In theory this is all good news for marketers who want to be able to act faster and measure better. But this is a classic market for lemons. Since the buyers often know less than the sellers about the technology and analytics they're buying, how do they know which providers are good and which ones are charlatans?

So in the interests of making marketing technology a bit less of a black-box mystery for marketing directors, here are my three top questions you should ask anyone who's trying to sell you their platform.

1. Who owns the data?

This is vital. Most digital analytics involves dropping a piece of code (known as a tag) onto your sites, social channels, digital media, etc. But a lot of the time, that tag is a third-party tag: it's owned and operated by the provider, and the data it gathers is collected by the provider and sold back to you. If you've ever used Google Analytics or Facebook Insights, you're accessing third-party data. (Google and Facebook gather the data, then give it back to you.) The problem is that you never truly control your data. There are often limits to how you can download it, cut it, and join it up to other data. So you end up with more data, but often unable to bring it all together to tailor exactly the view of behaviour that you need.  So you've still got lots of different blocks of data (media, social, web, etc.) that don't speak the same language and can't be used together. Along with all that, there's a lot of pressure from lawmakers in Europe and the US to crack down on third-party data gathering.

What to ask for: a first-party data management platform and tagging service - a secure data store owned and operated on your behalf. This is very different from just buying data from a third party.

2. Where is data stored?

Having full access to your data isn't the only reason to want a first-party data management platform. You also need confidence that your data isn't going places it shouldn't. If you're a consumer business, you have a duty of care over the data you gather about your online customers. Do you know where it's going? Just as importantly, are you sure that your data providers aren't aggregating and selling your data to your competitors? This happens a lot.

What to ask for: your data management platform to be provided on a software-as-a-service basis, kept separate from data from your provider's other clients. And a contractual guarantee that data won't be aggregated and re-sold.

3. Who are you hiring?

This is my favourite, and the one most likely to make a lot of providers sweat nervously. Most tech companies hire like tech companies: they've got database experts, product developers, maths guys, and salespeople. This is great, of course, but start grilling some of these companies on marketing, and they come up short.

For my money, I'd want to know that my digital marketing firm gets marketing. And I mean really gets it. I don't just want some software consultants who have read about the Four Ps. I want people who can work with me and my agencies to understand business problems, formulate marketing and communications strategy and get things done.
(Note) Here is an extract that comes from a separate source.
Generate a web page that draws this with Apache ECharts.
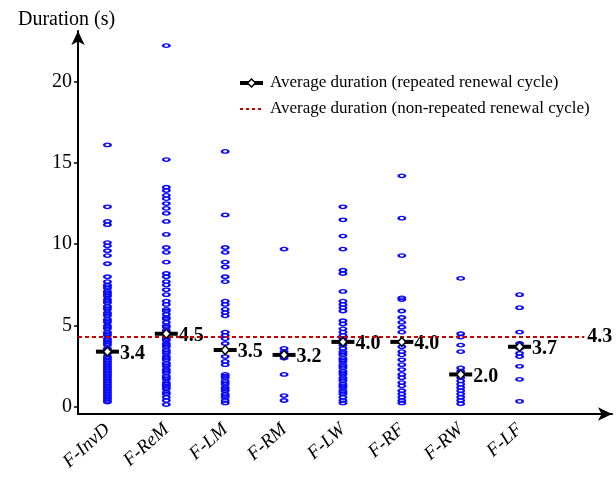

What to ask for: treat your marketing technology company like they're an agency. Okay, don't put them through a hoop-jumping pitch process for the sake of it. (The good ones definitely shouldn't want to steal work from your creative agencies.) But look for a place that hires people with a solid marketing and media background - including strategists, designers and creatives. These people should be building products that marketers want to use, that make life easier; and they should be helping clients use data to understand their customers better, and act on opportunities faster.

Why this matters right now

Digital marketing companies are promising the moon at the moment. A lot of them can't deliver, because they don't get marketing. That's going to have some terrible consequences over the next few years. We'll see businesses who have invested in locked-down third-party data that they can't do much with; clunky user-unfriendly data dashboards that nobody ever bothers logging into; and insecure systems that lead to a privacy backlash from their customers. It's going to be messy. So ask for lots of control over your data. And look for smart people that you actually want to work with, not just ones who blind you with science or talk a good game.

So in the end, the best question to ask is: Can I work with this?